Au contraire, il en colporte toute la barbarie, à travers notamment des remarques ultra patriarcales. Ainsi, quand Driss aperçoit la fille de Philippe en pleurs, il lui lance : « T'as tes règles ou quoi? ». Plus tard, alors qu'il se rend compte que la femme qu'il a cherché à draguer pendant tout le film est lesbienne, il s'en va en leur adressant, à elle et sa copine, « Allez, salut les mecs ! ».
Le film est donc construit sur l'opposition entre le corps de Philippe immobile dans un milieu "raffiné" et celui de Driss débordant dans la beauferie patriarcale et la vulgarité. Driss est un dragueur bien lourd et il est fortement suggéré dans le film que « c'est leur manière de faire à ces gens-là ». De plus, Driss règle toutes les situations à coup de poings ou coups de pression et il est fortement suggéré dans le film que « c'est leur manière de faire à ces gens-là ».

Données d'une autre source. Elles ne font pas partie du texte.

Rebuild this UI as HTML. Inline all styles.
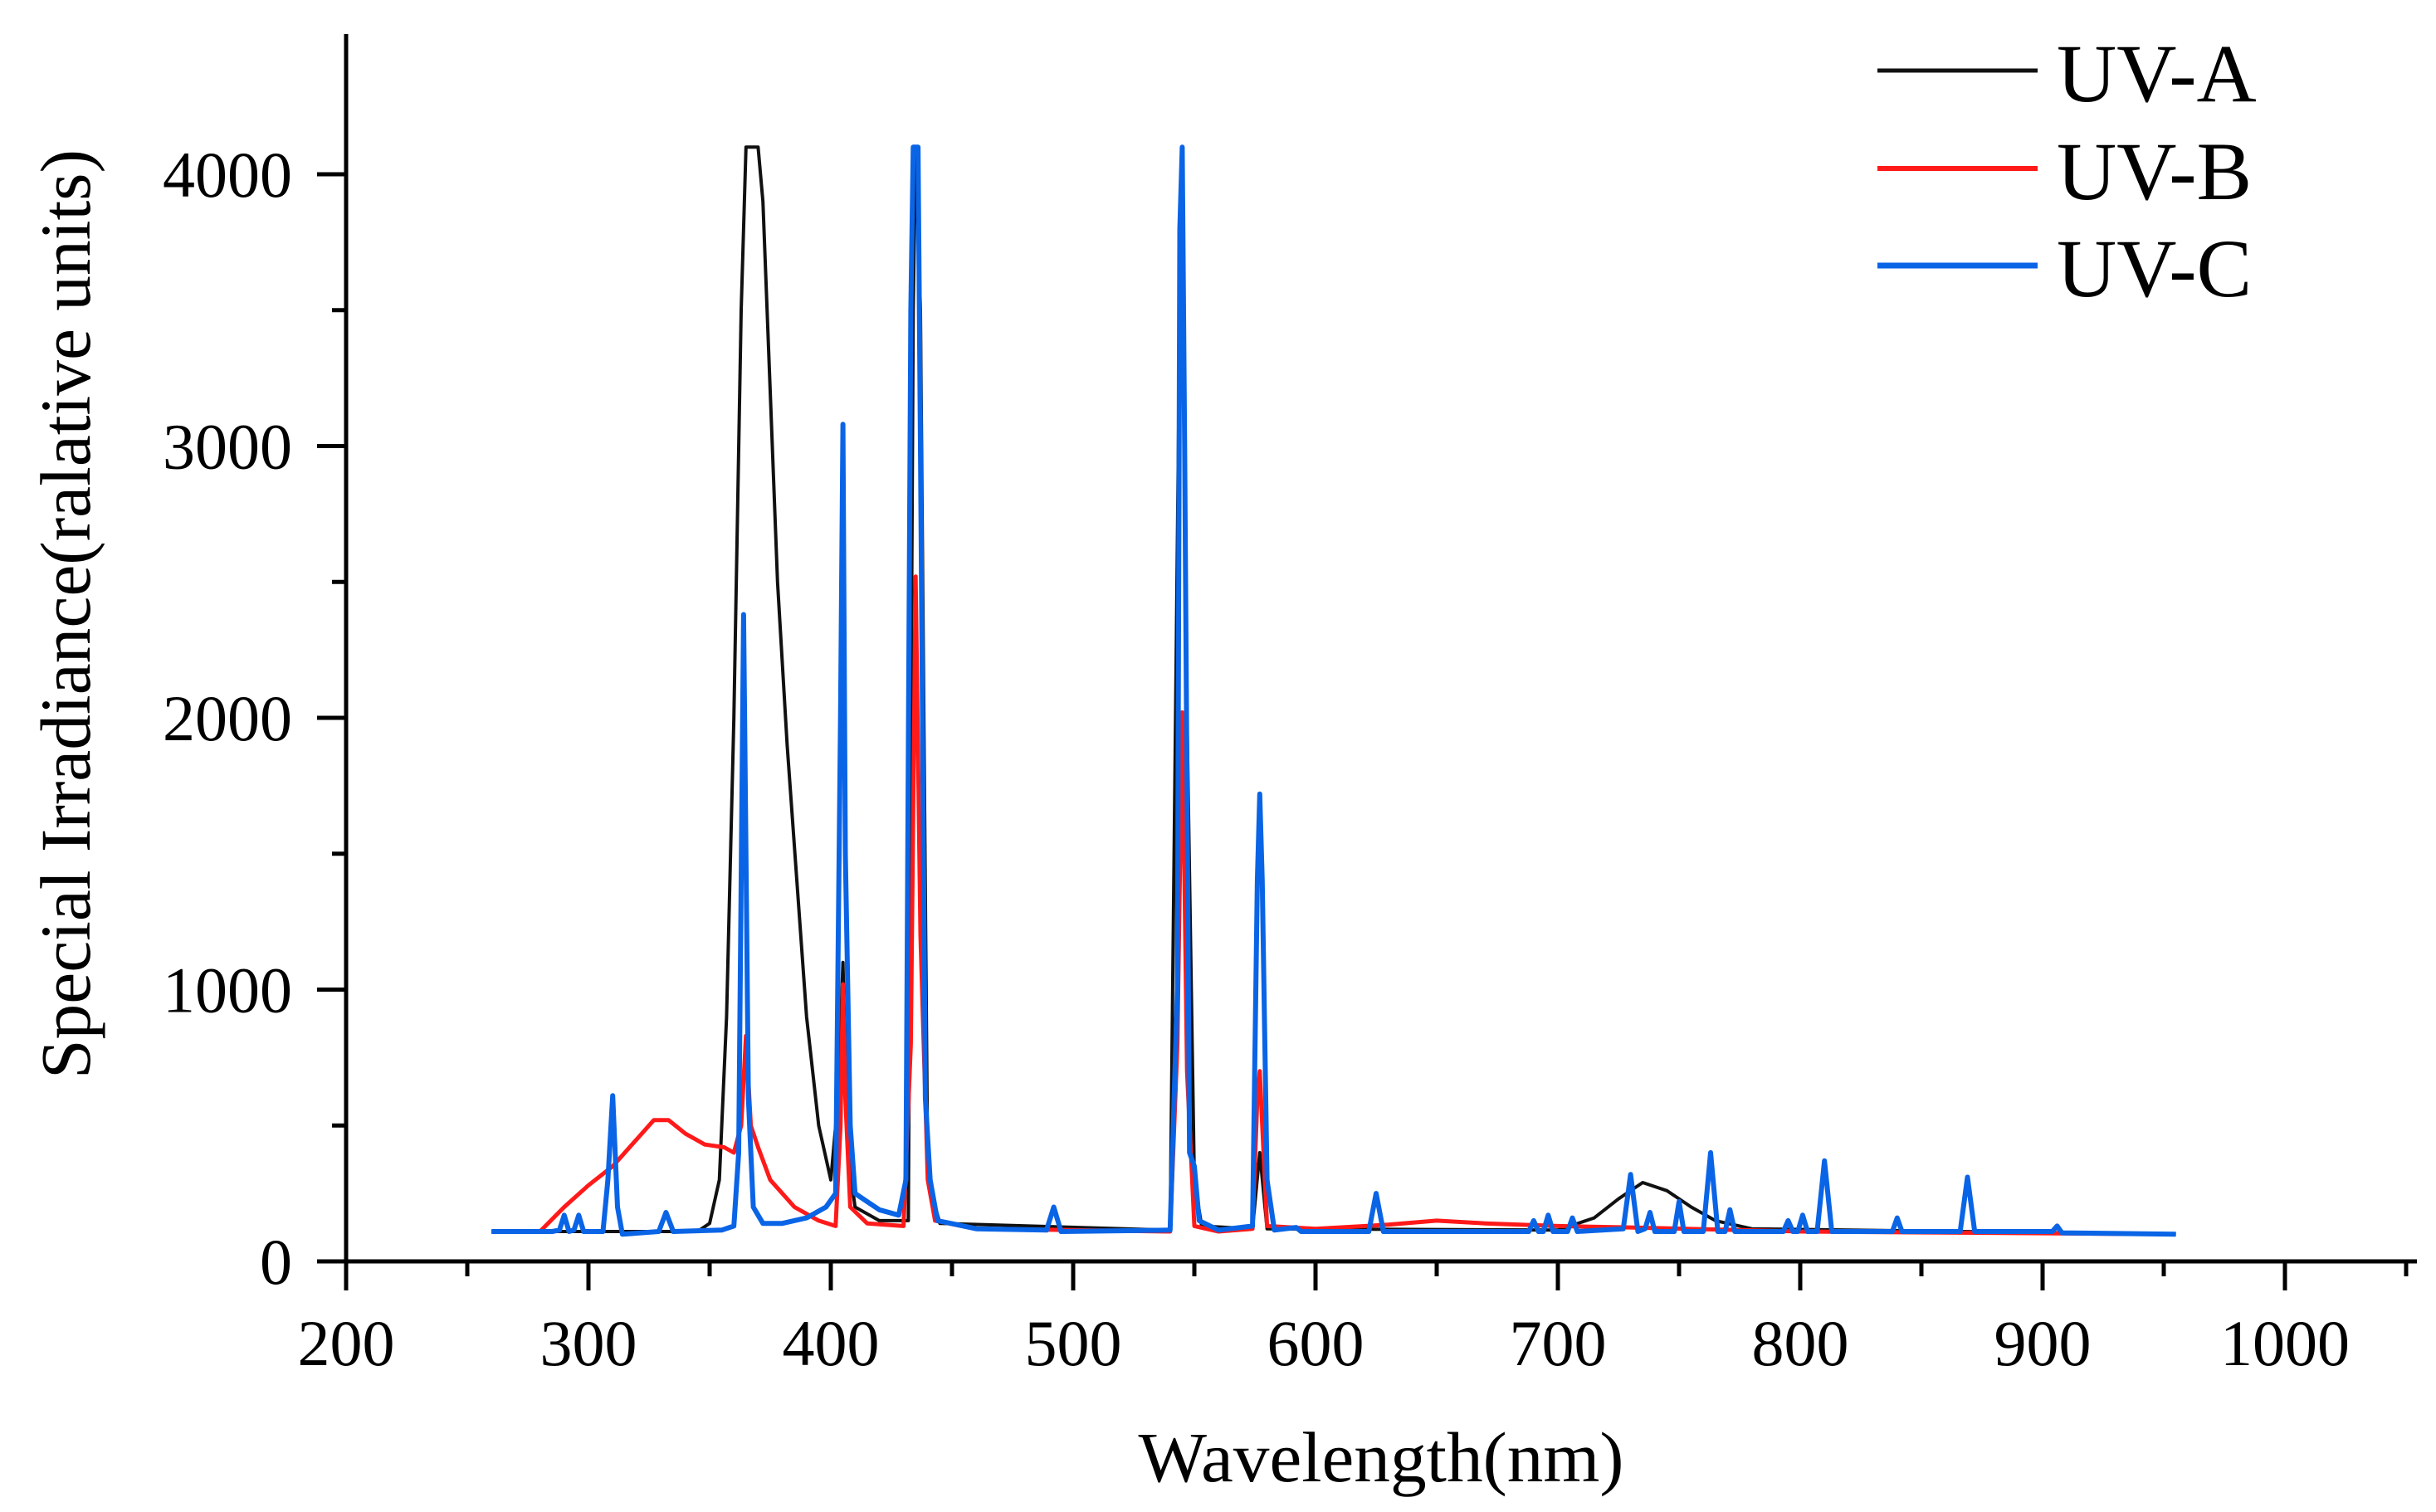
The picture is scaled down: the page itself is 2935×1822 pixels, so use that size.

« Intouchables » déforme ainsi tous les sujets qu'il aborde. Il surenchérit dans le social-darwinisme, il ne porte aucune valeur progressiste malgré le thème du film, il noie les rapports de classe sous des tonnes de préjugés éculés. « Intouchables » ne tend pas vers la civilisation du futur, il entérine la barbarie de la société capitaliste. « Intouchables » est un film digne de Sparte et non d'Athènes.